Image source: Youru Wu, Dianshi Zhai Pictorial Daketang ban (点石斋画报 大可堂版), issue 14, Shanghai: Shanghai Huabao Press, 2001, pp. 43

Published in the late 19th century, the Dianshi Zhai Pictorial provides an ideal vehicle for exploring the relationship between visual representation and the technological imagination of Qing China. It was not only one of the first pictorials in China but also the primary source of influence on cultural life at that time. The Dianshi Zhai Pictorial demonstrates the obsession with technology through the inclusion of numerous descriptions of Western technologies and artefacts. The reports and images in the pictorial helped to develop a structure of feeling that we can see China’s imagination of the oceanic imagery of Western technologies.

The graphic report entitled “Strange Tales from Abroad” was published in the sixth issue of the Dianshi Zhai Pictorial, telling the story of an oceanic train modelled on the Western train with the principle of a ship. In the narration attached to the picture, author Gui Jin vividly portrays the astonishing experience that this oceanic train brings to the daily travel of the public:

“The Westerners … have created a train that can travel in the water without getting wet. It was modelled on a train and then transformed into a ship’s mechanism. The train travels smoothly [in the sea] just like on land … On the day of the trial operation, many curious people came along to experience the ride.

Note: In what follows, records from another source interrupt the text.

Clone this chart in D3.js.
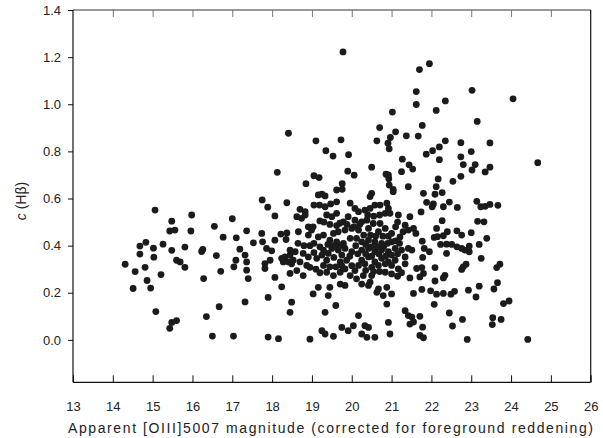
<!DOCTYPE html>
<html>
<head>
<meta charset="utf-8">
<script src="https://cdn.jsdelivr.net/npm/d3@7"></script>
<style>
    body { margin: 0; background: #fff; }
    text { font-family: "Liberation Sans", Arial, sans-serif; fill: #222; }
</style>
</head>
<body>
<svg id="chart" width="603" height="438"></svg>
<script>
// tick values
var xTicks = [13, 14, 15, 16, 17, 18, 19, 20, 21, 22, 23, 24, 25, 26];
var yTicks = [0, 0.2, 0.4, 0.6, 0.8, 1.0, 1.2, 1.4];

// [apparent OIII 5007 mag, c(Hb)]
var bright = [
    [15.06,0.551],[15.48,0.504],[15.98,0.530],[17.00,0.514],[15.43,0.462],[15.56,0.466],[15.96,0.462],[16.55,0.482],[16.77,0.436],[17.10,0.433],
    [14.68,0.398],[14.83,0.414],[15.02,0.389],[15.26,0.406],[15.48,0.380],[15.81,0.394],[16.23,0.375],[16.26,0.384],[16.60,0.358],[17.19,0.385],
    [14.68,0.364],[15.03,0.351],[15.60,0.338],[15.69,0.331],[15.81,0.308],[17.09,0.338],[17.04,0.310],[14.31,0.321],[14.56,0.290],[14.81,0.308],
    [15.21,0.277],[14.86,0.252],[14.51,0.218],[14.95,0.220],[16.28,0.260],[16.71,0.291],[15.08,0.120],[15.48,0.074],[15.60,0.082],[15.43,0.049],
    [16.35,0.099],[16.67,0.141],[16.50,0.016],[17.03,0.016]
];
var upperMid = [
    [19.78,1.222],[21.02,0.967],[18.41,0.877],[20.70,0.901],[21.10,0.883],[20.97,0.859],[21.37,0.866],[19.10,0.845],[19.73,0.849],[20.63,0.845],
    [20.91,0.835],[20.94,0.811],[19.35,0.803],[19.53,0.780],[19.92,0.786],[21.27,0.767],[21.44,0.743],[20.50,0.733],[21.25,0.714],[18.13,0.711],
    [19.05,0.697],[19.18,0.689],[19.90,0.716],[20.06,0.699],[20.86,0.703],[20.92,0.700],[20.93,0.684],[20.94,0.657],[18.85,0.663],[19.76,0.663],
    [19.62,0.636],[19.76,0.639],[21.04,0.639],[21.42,0.650]
];
var upperFaint = [
    [21.95,1.172],[21.70,1.147],[21.62,1.054],[23.02,1.059],[24.05,1.023],[21.62,0.999],[22.35,1.014],[22.12,0.974],[23.15,0.927],[21.77,0.910],
    [21.67,0.865],[22.35,0.845],[22.74,0.837],[23.47,0.836],[22.20,0.819],[22.03,0.803],[21.87,0.788],[23.00,0.799],[22.74,0.777],[22.20,0.765],
    [21.53,0.725],[22.80,0.744],[23.10,0.744],[23.02,0.721],[23.47,0.733],[23.35,0.713],[24.67,0.752],[22.17,0.683],[22.74,0.694],[22.54,0.673],
    [22.12,0.650]
];
var lowerFaint = [
    [22.09,0.618],[22.27,0.625],[21.80,0.622],[21.88,0.584],[22.05,0.577],[22.02,0.565],[22.30,0.565],[22.45,0.585],[22.65,0.562],[21.74,0.543],
    [23.14,0.588],[23.24,0.565],[23.35,0.567],[23.47,0.575],[23.67,0.571],[22.27,0.506],[23.16,0.503],[23.32,0.501],[21.55,0.473],[21.61,0.452],
    [22.13,0.473],[22.07,0.435],[22.15,0.438],[22.30,0.442],[22.40,0.459],[22.64,0.463],[22.76,0.445],[23.00,0.455],[23.39,0.431],[21.77,0.419],
    [23.20,0.405],[22.23,0.405],[22.38,0.406],[22.51,0.405],[22.64,0.395],[22.76,0.388],[22.84,0.381],[22.95,0.398],[22.95,0.374],[22.38,0.367],
    [21.82,0.388],[21.95,0.374],[21.51,0.381],[21.78,0.350],[23.25,0.346],[21.63,0.303],[21.76,0.307],[21.80,0.282],[21.71,0.267],[22.09,0.307],
    [22.80,0.310],[22.87,0.321],[22.76,0.299],[23.64,0.307],[23.72,0.321],[21.46,0.263],[22.30,0.263],[22.34,0.274],[22.09,0.250],[23.66,0.243],
    [23.57,0.216],[23.20,0.228],[22.93,0.211],[23.12,0.182],[21.55,0.197],[21.76,0.214],[21.98,0.208],[22.13,0.194],[22.30,0.197],[22.49,0.194],
    [22.58,0.206],[22.07,0.151],[22.45,0.114],[23.81,0.154],[23.95,0.165],[21.51,0.097],[21.55,0.076],[21.71,0.100],[21.78,0.054],[22.53,0.059],
    [22.78,0.087],[23.54,0.094],[23.53,0.065],[23.75,0.087],[21.71,0.019],[21.80,0.009],[22.90,0.002],[24.42,0.002]
];
var midLeft = [
    [17.75,0.594],[18.37,0.582],[17.89,0.563],[18.07,0.526],[17.36,0.463],[17.53,0.412],[17.74,0.452],[17.76,0.416],[18.07,0.423],[18.22,0.449],
    [18.37,0.454],[18.35,0.426],[17.32,0.360],[17.36,0.331],[17.36,0.296],[17.40,0.260],[17.86,0.388],[17.99,0.378],[17.82,0.324],[17.82,0.303],
    [17.95,0.338],[18.07,0.265],[18.24,0.346],[18.32,0.352],[18.28,0.331],[18.41,0.331],[18.45,0.360],[18.45,0.282],[18.24,0.225],[17.90,0.180],
    [17.32,0.161],[17.90,0.012],[18.16,0.005]
];
var coreUpperLeft = [
    [19.16,0.615],[19.25,0.619],[19.33,0.611],[19.05,0.572],[19.19,0.572],[19.33,0.565],[19.47,0.577],[19.62,0.586],[19.96,0.580],[20.08,0.558],
    [18.70,0.554],[18.83,0.544],[18.62,0.523],[18.74,0.516],[18.83,0.530],[19.37,0.530],[19.50,0.523],[19.62,0.537],[19.79,0.501],[19.91,0.523],
    [20.08,0.508],[18.91,0.480],[19.03,0.480],[18.99,0.466],[18.66,0.459],[18.91,0.445],[19.16,0.437],[19.29,0.445],[19.54,0.452],[19.66,0.459],
    [19.83,0.466],[20.00,0.473],[19.45,0.423],[19.62,0.416],[19.79,0.409],[19.96,0.431],[18.45,0.381],[18.58,0.374],[18.78,0.367],[18.91,0.352],
    [19.20,0.395],[19.29,0.381],[19.41,0.367],[19.50,0.388],[19.66,0.381],[19.83,0.388],[20.00,0.374],[18.53,0.338],[18.70,0.331],[19.12,0.346],
    [19.37,0.338],[19.71,0.331],[19.87,0.338]
];
var coreUpperRight = [
    [20.50,0.622],[20.46,0.608],[21.04,0.629],[20.17,0.544],[20.33,0.551],[20.46,0.558],[20.58,0.572],[20.71,0.572],[20.88,0.580],[20.92,0.558],
    [20.84,0.537],[20.96,0.537],[21.17,0.530],[21.46,0.523],[20.25,0.501],[20.38,0.508],[20.54,0.494],[20.71,0.494],[20.17,0.466],[20.42,0.473],
    [20.67,0.459],[20.84,0.473],[21.34,0.487],[21.42,0.466],[21.29,0.459],[21.21,0.437],[21.00,0.452],[21.00,0.416],[20.12,0.431],[20.25,0.416],
    [20.42,0.423],[20.58,0.416],[20.75,0.409],[20.92,0.374],[21.09,0.388],[21.25,0.381],[21.42,0.388],[21.34,0.352],[20.25,0.381],[20.42,0.388],
    [20.58,0.374],[20.75,0.381],[20.25,0.338],[20.42,0.352],[20.58,0.331],[20.75,0.346],[20.92,0.331],[21.09,0.338]
];
var coreLowerLeft = [
    [18.49,0.323],[18.62,0.294],[18.78,0.273],[18.87,0.316],[18.95,0.308],[19.29,0.316],[19.37,0.287],[19.54,0.273],[19.71,0.287],[19.83,0.301],
    [19.96,0.273],[20.08,0.294],[20.12,0.259],[19.16,0.223],[19.03,0.195],[19.45,0.223],[19.41,0.188],[19.71,0.237],[19.83,0.231],[18.49,0.160],
    [18.45,0.117],[19.60,0.146],[19.33,0.117],[20.17,0.103],[19.25,0.039],[19.33,0.025],[19.54,0.015],[19.75,0.053],[19.91,0.039],[20.04,0.060],
    [18.95,0.003]
];
var coreLowerRight = [
    [20.17,0.316],[20.33,0.323],[20.50,0.308],[20.67,0.316],[20.84,0.323],[21.00,0.316],[21.17,0.301],[21.34,0.323],[20.29,0.273],[20.50,0.273],
    [20.46,0.245],[20.84,0.287],[21.00,0.280],[20.25,0.237],[20.42,0.231],[20.67,0.216],[20.63,0.202],[20.88,0.223],[20.79,0.188],[20.88,0.152],
    [21.00,0.195],[21.34,0.124],[21.42,0.103],[20.33,0.060],[20.42,0.053],[20.92,0.074],[20.25,0.025],[20.38,0.011],[20.58,0.011],[20.96,0.025],
    [21.46,0.067]
];
// overlapping dots inside the solid black clump
var coreFill = [
    [19.45,0.490],[19.62,0.485],[19.30,0.500],[19.20,0.505],[19.70,0.495],[19.88,0.490],[20.05,0.480],[20.20,0.490],[20.30,0.445],[20.47,0.445],
    [20.60,0.440],[20.78,0.440],[20.92,0.440],[20.55,0.525],[20.70,0.530],[20.40,0.530],[21.10,0.480],[21.15,0.500],[19.40,0.405],[19.55,0.400],
    [19.70,0.400],[20.10,0.400],[20.15,0.365],[19.95,0.355],[19.75,0.360],[19.55,0.350],[19.25,0.360],[19.05,0.370],[19.05,0.410],[18.95,0.400],
    [18.80,0.400],[18.65,0.410],[20.35,0.365],[20.50,0.355],[20.68,0.365],[20.85,0.355],[21.00,0.360],[21.15,0.365],[21.20,0.410],[21.10,0.420],
    [20.90,0.410],[20.50,0.395],[20.35,0.405],[20.65,0.395],[20.80,0.395],[19.45,0.310],[19.60,0.310],[19.75,0.315],[19.10,0.300],[19.20,0.285],
    [20.00,0.315],[20.35,0.295],[20.55,0.290],[20.70,0.290],[21.15,0.270],[21.25,0.285]
];

var allPts = bright.concat(upperMid, upperFaint, lowerFaint, midLeft,
    coreUpperLeft, coreUpperRight, coreLowerLeft, coreLowerRight, coreFill);

// plot box (window.top is taken, so own names)
var padL = 73, padR = 590.7, padT = 10, padB = 382.3;

var x = d3.scaleLinear().domain([13, 26]).range([padL, padR]);
var y = d3.scaleLinear().domain([-0.18, 1.4]).range([padB, padT]);

var svg = d3.select("svg#chart");

/*----------  axes  ----------*/
var gx = svg.append("g")
    .attr("transform", "translate(0," + padB + ")")
    .call(d3.axisBottom(x).tickValues(xTicks).tickSize(-7).tickPadding(19));
gx.select(".domain").remove();
gx.selectAll("line").attr("stroke", "#111");
gx.selectAll("text").style("font-size", "13px").attr("fill", "#222");

var gTop = svg.append("g")
    .attr("transform", "translate(0," + padT + ")")
    .call(d3.axisTop(x).tickValues(xTicks.slice(1, -1)).tickSize(-7).tickFormat(""));
gTop.select(".domain").remove();
gTop.selectAll("line").attr("stroke", "#777");

var gy = svg.append("g")
    .attr("transform", "translate(" + padL + ",0)")
    .call(d3.axisLeft(y).tickValues(yTicks).tickSize(5).tickPadding(7).tickFormat(d3.format(".1f")));
gy.select(".domain").remove();
gy.selectAll("line").attr("stroke", "#111");
gy.selectAll("text").style("font-size", "13px").attr("fill", "#222");

// frame
svg.append("line").attr("x1", padL).attr("x2", padR).attr("y1", padT).attr("y2", padT)
    .attr("stroke", "#777").attr("stroke-width", 1.6);
svg.append("line").attr("x1", padL).attr("x2", padL).attr("y1", padT).attr("y2", padB)
    .attr("stroke", "#111").attr("stroke-width", 1.2);
svg.append("line").attr("x1", padR).attr("x2", padR).attr("y1", padT).attr("y2", padB)
    .attr("stroke", "#111").attr("stroke-width", 1.2);
svg.append("line").attr("x1", padL).attr("x2", padR).attr("y1", padB).attr("y2", padB)
    .attr("stroke", "#111").attr("stroke-width", 1.2);

/*----------  points  ----------*/
svg.append("g")
    .selectAll("circle")
    .data(allPts)
    .enter()
    .append("circle")
    .attr("cx", d => x(d[0]))
    .attr("cy", d => y(d[1]))
    .attr("r", 3.4)
    .attr("fill", "#1b1b1b");

/*----------  labels  ----------*/
svg.append("text")
    .attr("x", 330.5)
    .attr("y", 433)
    .attr("text-anchor", "middle")
    .attr("textLength", 525)
    .attr("lengthAdjust", "spacing")
    .style("font-size", "14px")
    .text("Apparent [OIII]5007 magnitude (corrected for foreground reddening)");

var yl = svg.append("text")
    .attr("transform", "translate(26,201) rotate(-90)")
    .attr("text-anchor", "middle")
    .style("font-size", "14px");
yl.append("tspan").style("font-style", "italic").text("c");
yl.append("tspan").text(" (H\u03B2)");
</script>
</body>
</html>
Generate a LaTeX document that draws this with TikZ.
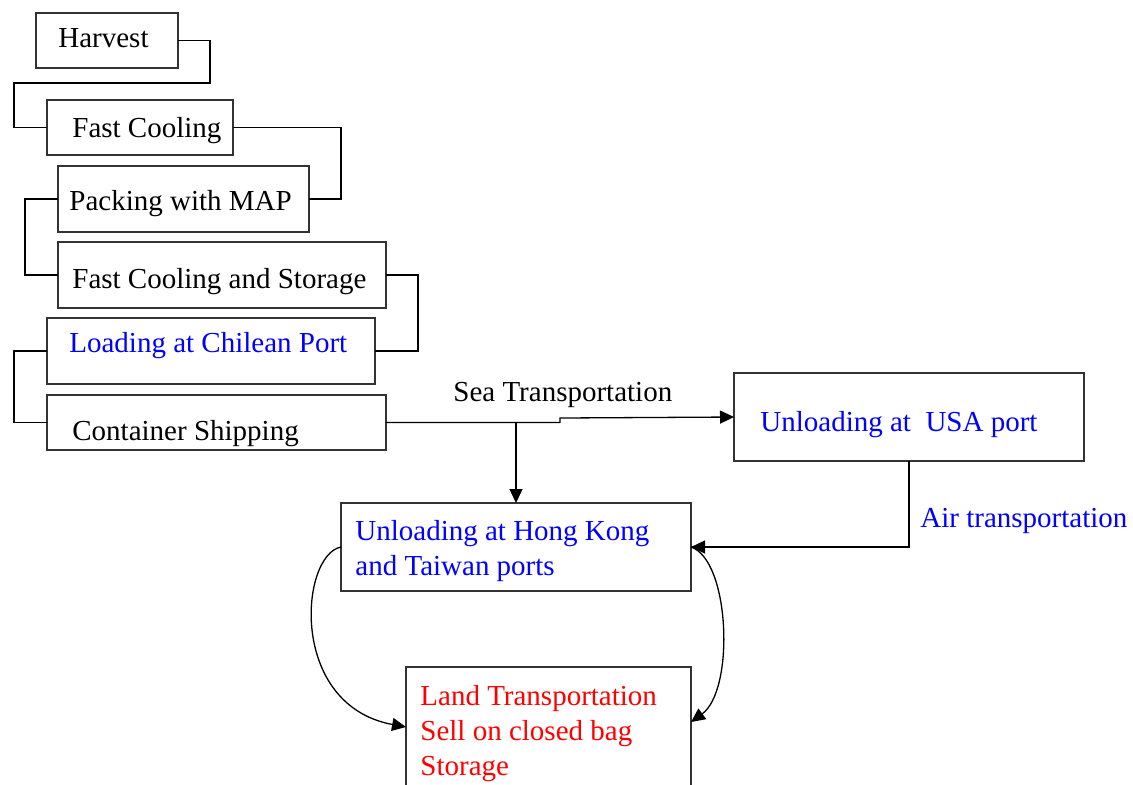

After setting out, the train was able to travel thousands of miles in an instant, breaking through the wind and waves. The viewers were all frightened. Ten days later, when the train returned, the guests were all safe and sound and told what they had seen and heard along the way—animals and plants [on the sea floor] are exactly as they would normally be seen in the homeland. Seemingly, the idea that there is another world beyond the present one is not necessarily a lie.” (My translation)

Drawing on James W. Carey’s insight on technology, “the best way to grasp the effects of … technology is… through the detailed investigation in a couple of sites where those effects can be most clearly observed.” (1983, p. 310) We could rethink the cultural impact of the technological imagination of the ocean in China at the turn of the century (19th to 20th centuries) and its cultural legacy. In reviewing that history, we need to recall that all technologies from the West were called “oceanic objects” (洋物件)—such as oceanic trains. The character for “ocean” (洋) originally meant “foreign ocean.” However, as the people of the time began to recognise the lofty position of the West in the global ocean and its technological advance over China, the term “ocean” (洋) gradually stood in for “modernity” and “civilisation.” As such, Chinese maritime imagery was imbued with connotations of the “Oceanic West.”

The oceanic train is just one of many exemplary cases of China’s cultural imagination in the late 19th century when the so-called East and West encountered. Exploring the technologised imaginary of the oceanic brings histories, geopolitics, and cultural life together for us to look from the past into the present.